Авдюхин за эти годы сильно изменился: пополнел, полысел, сделался очень хозяйственным. Он долго бродил по саду и прикидывал, что вот здесь у него будет клубника, здесь — огурцы… Авдюхин тяжело вздыхал — сад был старым, запущенным, и требовалось расчищать его.
Долго Авдюхин стоял перед Настенькой и все не мог понять: какое это дерево? Потом махнул рукой и решил, что надо срубить его.
Дерево срубили, но тень от его ветвей осталась на земле, и в этой тени не росли ни огурцы, ни клубника.
А скоро Авдюхина вызвали в школу. Оказалось, что его сын-первоклассник объявил, что хочет быть озером.
— Оно такое ясное, светлое… — говорил он и плакал.
Авдюхин выдрал сына ремнем.
1976
Страх
Цыганка сказала — он бояться не должен…
Таким и ро́стили.
Он и не боялся ничего. Не боялся темных комнат, не боялся один ходить в лес. Огня не боялся. Воды. Не боялся рассказов детских, жутких, где умирает у девочки мать, умирает отец и зовет пятерых подружек девочка, а из пола торчат пять пальцев. И уходит одна подружка — и только четыре пальца, и уходит другая — и три… А когда уходит последняя, нет больше пальцев, только на полу словно бы кровь запеклась.
Нет! Не боялся и, как девочка эта, сам бы спустился в подполье и пошел бы искать разгадку странному, будоражащему кровь страху. Не боялся…

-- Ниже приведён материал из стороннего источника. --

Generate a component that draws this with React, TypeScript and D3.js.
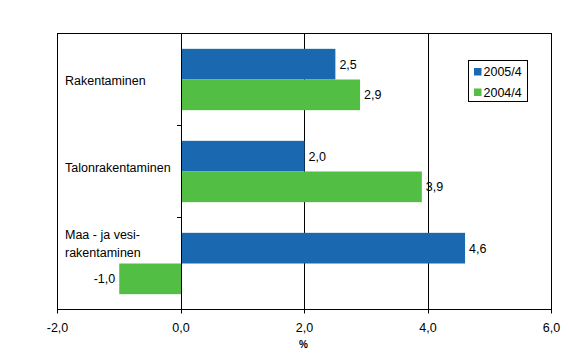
import React from 'react';
import { scaleLinear, scaleBand } from 'd3';

const categories = ['Rakentaminen', 'Talonrakentaminen', 'Maa - ja vesi-rakentaminen'];
const categoryLines = [['Rakentaminen'], ['Talonrakentaminen'], ['Maa - ja vesi-', 'rakentaminen']];
const seriesNames = ['2005/4', '2004/4'];
const series2005 = [2.5, 2.0, 4.6];
const series2004 = [2.9, 3.9, -1.0];
const xTicks = [-2, 0, 2, 4, 6];
const xTickLabels = ['-2,0', '0,0', '2,0', '4,0', '6,0'];
const xTitle = '%';

const colors = ['#1a68b0', '#52be44'];
const font = "'Liberation Sans', Arial, sans-serif";
const fs = 12.5;
// vertical shift of each category label relative to its band centre
const labelShift = [1, -3.5, -20];

const fmt = (v: number) => v.toFixed(1).replace('.', ',');
const crisp = (v: number) => Math.floor(v) + 0.5;

export default function App() {
  const width = 569;
  const height = 362;
  const left = 57.5, right = 551.5, top = 33.5, bottom = 309.5;

  const x = scaleLinear().domain([-2, 6]).range([left, right]);
  const y = scaleBand<string>().domain(categories).range([top, bottom]);
  const inner = scaleBand<string>().domain(seriesNames).range([0, y.bandwidth()]).paddingOuter(0.5);
  const values = [series2005, series2004];

  return (
    <svg width={width} height={height} style={{ position: 'absolute', left: 0, top: 0, background: '#fff' }}
      fontFamily={font} fontSize={fs}>
      <rect x={0} y={0} width={width} height={height} fill="#fff" />

      {/* grid lines */}
      {xTicks.filter(t => t > 0 && t < 6).map(t => (
        <line key={t} x1={crisp(x(t))} x2={crisp(x(t))} y1={top} y2={bottom} stroke="#000" />
      ))}

      {/* bars */}
      {categories.map((c, ci) => seriesNames.map((s, si) => {
        const v = values[si][ci];
        const x0 = x(Math.min(0, v));
        const x1 = x(Math.max(0, v));
        const yb = (y(c) as number) + (inner(s) as number);
        const h = inner.bandwidth();
        return (
          <g key={c + s}>
            <rect x={x0} y={yb} width={x1 - x0} height={h} fill={colors[si]} />
            <text x={v >= 0 ? x1 + 4 : x0 - 4} y={yb + h / 2} dy="0.35em"
              textAnchor={v >= 0 ? 'start' : 'end'} fill="#000">{fmt(v)}</text>
          </g>
        );
      }))}

      {/* category axis at zero */}
      <line x1={crisp(x(0))} x2={crisp(x(0))} y1={top} y2={bottom} stroke="#000" />
      {categories.slice(1).map(c => (
        <line key={c} x1={crisp(x(0)) - 4.5} x2={crisp(x(0))} y1={y(c)} y2={y(c)} stroke="#000" />
      ))}

      {/* category labels */}
      {categories.map((c, ci) => {
        const lines = categoryLines[ci];
        const cy = (y(c) as number) + y.bandwidth() / 2 + labelShift[ci];
        const lh = 17.5;
        return (
          <text key={c} x={65} y={cy - (lines.length - 1) * lh / 2} dy="0.35em" fill="#000">
            {lines.map((l, li) => (
              <tspan key={li} x={65} dy={li === 0 ? '0.35em' : lh}>{l}</tspan>
            ))}
          </text>
        );
      })}

      {/* plot border */}
      <rect x={left} y={top} width={right - left} height={bottom - top} fill="none" stroke="#000" />

      {/* x axis ticks and labels */}
      {xTicks.map((t, i) => (
        <g key={t}>
          <line x1={crisp(x(t))} x2={crisp(x(t))} y1={bottom} y2={bottom + 4} stroke="#000" />
          <text x={x(t)} y={327.5} dy="0.35em" textAnchor="middle" fill="#000">{xTickLabels[i]}</text>
        </g>
      ))}
      <text x={303.5} y={344} dy="0.35em" textAnchor="middle" fontSize={10} fontWeight="bold" fill="#000">{xTitle}</text>

      {/* legend */}
      <rect x={468.5} y={60.5} width={59} height={41} fill="#fff" stroke="#000" />
      {seriesNames.map((s, i) => (
        <g key={s}>
          <rect x={474} y={68 + i * 20.5} width={7.5} height={7.5} fill={colors[i]} />
          <text x={483.5} y={71.8 + i * 20.5} dy="0.35em" fill="#000">{s}</text>
        </g>
      ))}
    </svg>
  );
}
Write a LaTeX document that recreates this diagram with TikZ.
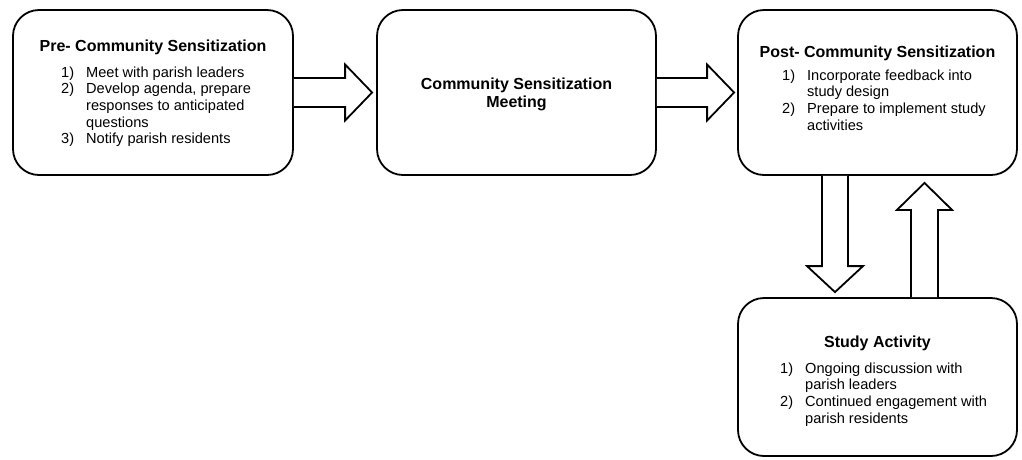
\documentclass[tikz,border=0pt]{standalone}
\usepackage{fontspec}
\setmainfont{Liberation Sans}
\usetikzlibrary{calc}
\newcommand{\itemfnt}{\fontsize{14.6}{16.7}\selectfont}
\newcommand{\titlefnt}{\fontsize{16}{18.4}\selectfont\bfseries}
\begin{document}
\begin{tikzpicture}[x=1pt,y=-1pt,
  box/.style={draw, line width=1.8pt, rounded corners=26pt, inner sep=0pt},
  blockarrow/.style={draw, line width=1.8pt, line join=miter, fill=white},
  ttl/.style={font=\titlefnt, inner sep=0pt, anchor=base},
  lst/.style={font=\itemfnt, inner sep=0pt, anchor=base west}]
\useasboundingbox (0,0) rectangle (1022,459);
% boxes
\node[box, minimum width=280pt, minimum height=165pt] (b1) at (153,92.5) {};
\node[box, minimum width=279pt, minimum height=165pt] (b2) at (516.5,92.5) {};
\node[box, minimum width=279pt, minimum height=165pt] (b3) at (877.5,92.5) {};
\node[box, minimum width=279pt, minimum height=158pt] (b4) at (877.5,377) {};
% texts
\node[ttl] (t1) at (153,51) {Pre- Community Sensitization};
\node[lst] (l1) at (61,77) {\begin{tabular}[t]{@{}l@{\hspace{12pt}}l@{}}
1) & Meet with parish leaders\\
2) & Develop agenda, prepare\\
   & responses to anticipated\\
   & questions\\
3) & Notify parish residents
\end{tabular}};
\node[ttl] (t2) at (516.5,89.5) {\begin{tabular}[t]{@{}c@{}}Community Sensitization\\Meeting\end{tabular}};
\node[ttl] (t3) at (877.5,57.5) {Post- Community Sensitization};
\node[lst] (l3) at (782,80) {\begin{tabular}[t]{@{}l@{\hspace{12pt}}l@{}}
1) & Incorporate feedback into\\
   & study design\\
2) & Prepare to implement study\\
   & activities
\end{tabular}};
\node[ttl] (t4) at (877.5,347.5) {Study Activity};
\node[lst] (l4) at (780,373) {\begin{tabular}[t]{@{}l@{\hspace{12pt}}l@{}}
1) & Ongoing discussion with\\
   & parish leaders\\
2) & Continued engagement with\\
   & parish residents
\end{tabular}};
% block arrows
\draw[blockarrow] ($(b1.east)+(0,-14.5)$) -- ($(b2.west)+(-31,-14.5)$) -- ($(b2.west)+(-31,-28)$)
  -- ($(b2.west)+(-4,0)$) -- ($(b2.west)+(-31,28)$) -- ($(b2.west)+(-31,14.5)$) -- ($(b1.east)+(0,14.5)$);
\draw[blockarrow] ($(b2.east)+(0,-14.5)$) -- ($(b3.west)+(-30,-14.5)$) -- ($(b3.west)+(-30,-28)$)
  -- ($(b3.west)+(-3,0)$) -- ($(b3.west)+(-30,28)$) -- ($(b3.west)+(-30,14.5)$) -- ($(b2.east)+(0,14.5)$);
\coordinate (ds) at ($(b3.south)+(-42.5,0)$);
\coordinate (dt) at ($(b4.north)+(-42.5,0)$);
\draw[blockarrow] ($(ds)+(-13,0)$) -- ($(dt)+(-13,-31)$) -- ($(dt)+(-28,-31)$) -- ($(dt)+(0,-5)$)
  -- ($(dt)+(28,-31)$) -- ($(dt)+(13,-31)$) -- ($(ds)+(13,0)$);
\coordinate (us) at ($(b4.north)+(47,0)$);
\coordinate (ut) at ($(b3.south)+(47,0)$);
\draw[blockarrow] ($(us)+(-13.5,0)$) -- ($(ut)+(-13.5,34)$) -- ($(ut)+(-27.5,34)$) -- ($(ut)+(0,7)$)
  -- ($(ut)+(27.5,34)$) -- ($(ut)+(13.5,34)$) -- ($(us)+(13.5,0)$);
\end{tikzpicture}
\end{document}
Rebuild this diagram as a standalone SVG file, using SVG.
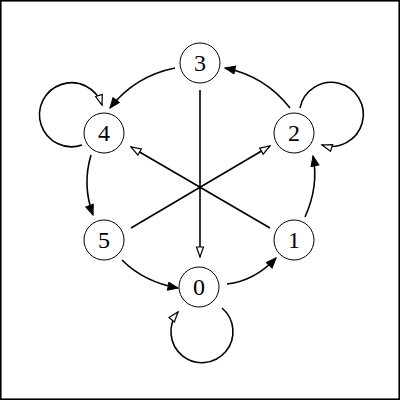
<svg xmlns="http://www.w3.org/2000/svg" width="400" height="400" viewBox="0 0 400 400">
<style>
.node circle{fill:#fff;stroke:#000;stroke-width:1}
.node text{font-family:"Liberation Serif","DejaVu Serif",serif;font-size:24px;text-anchor:middle;fill:#000}
.e{fill:none;stroke:#000;stroke-width:1.6}
.f{marker-end:url(#af)}
.o{marker-end:url(#ao)}
</style>
<defs>
<marker id="af" markerUnits="userSpaceOnUse" markerWidth="14" markerHeight="10" refX="11" refY="4.5" orient="auto" viewBox="0 0 14 10">
<path d="M1,0.5 L11,4.5 L1,8.5 z" fill="#000" stroke="#000" stroke-width="1"/>
</marker>
<marker id="ao" markerUnits="userSpaceOnUse" markerWidth="14" markerHeight="10" refX="11" refY="4.5" orient="auto" viewBox="0 0 14 10">
<path d="M1,1 L11,4.5 L1,8 z" fill="#fff" stroke="#000" stroke-width="1.2"/>
</marker>
</defs>
<rect x="0.8" y="0.8" width="398.4" height="398.4" fill="#fff" stroke="#000" stroke-width="1.6"/>
<g id="edges">
<path class="e o" d="M200,90 L200,257"/>
<path class="e o" d="M270,228 L131,147"/>
<path class="e o" d="M131,228 L270,146"/>
<path class="e f" d="M175,68 Q135,76 110,108"/>
<path class="e f" d="M290,108 Q265,76 225,68"/>
<path class="e f" d="M91,155 Q82,185 93,215"/>
<path class="e f" d="M305,217 Q319,186 313,156"/>
<path class="e f" d="M122,260 Q144,282 178,288"/>
<path class="e f" d="M227,284 Q254.5,281 276,258"/>
<path class="e o" d="M82,145 A32,32 0 1 1 102,105"/>
<path class="e o" d="M300,108 A32,32 0 1 1 322,145"/>
<path class="e o" d="M222,308 A31,31 0 1 1 178,312"/>
</g>
<g id="n3" class="node"><circle cx="200" cy="63" r="20"/><text x="200" y="71">3</text></g>
<g id="n2" class="node"><circle cx="294" cy="133" r="20"/><text x="294" y="141">2</text></g>
<g id="n4" class="node"><circle cx="104" cy="133" r="20"/><text x="104" y="141">4</text></g>
<g id="n5" class="node"><circle cx="104" cy="240" r="20"/><text x="104" y="248">5</text></g>
<g id="n1" class="node"><circle cx="294" cy="240" r="20"/><text x="294" y="248">1</text></g>
<g id="n0" class="node"><circle cx="199" cy="287" r="20"/><text x="199" y="295">0</text></g>
</svg>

И снова приходила цыганка. Сидела на кухне — морщинистая, пронзительноокая. Только взглянула на него, засмеялась, застучала клюкой по полу, погрозила пальцем, темным, корявым.
— Испугаешься! — сказала.
— Нет! — ответил он и прошел мимо. Руки засунул в карманы, засвистел под окнами.
Жизнь потом прожил долгую, детей вырастил.
Однажды в раскрытую дверь услышал, как рассказывает дочка своей подружке про девочку, как замирает от страха тоненький голосок… Усмехнулся, снова вспомнил цыганку, задумался.
Над диваном, где он спал, обои треснули. Стена внизу была обклеена плакатами, картинками разными, и ползла в прореху рука — корявая, страшная.
Какие-то кресты виднелись вдалеке, пошатнувшаяся ограда…
Дом садился, прореха становилась все больше. Рука тянулась к нему, с каждым днем — все ближе.
Жизнь прожил большую, правильно жил, детей вырастил, дело работал и ничего не боялся — только рука вот тянулась к нему.
Часто думал перед сном: переклеить надо обои, но забывал — дела, все дела… Ночью снова руку видел, снова думал: «Да, надо, надо заклеить»… Лежал с открытыми глазами, уже не про обои думал, о другом.
Жизнь правильную прожил.
Иногда открывал старую, в потемневшей обложке книгу. Читал. Странно становилось, словно про него это написано. Снова ночью лежал с открытыми глазами — рука все ближе к нему была… Но не страшно было.
Дом над рекой стоял. На берегу заросли — ивы, ольха… Летом там соловьи пели.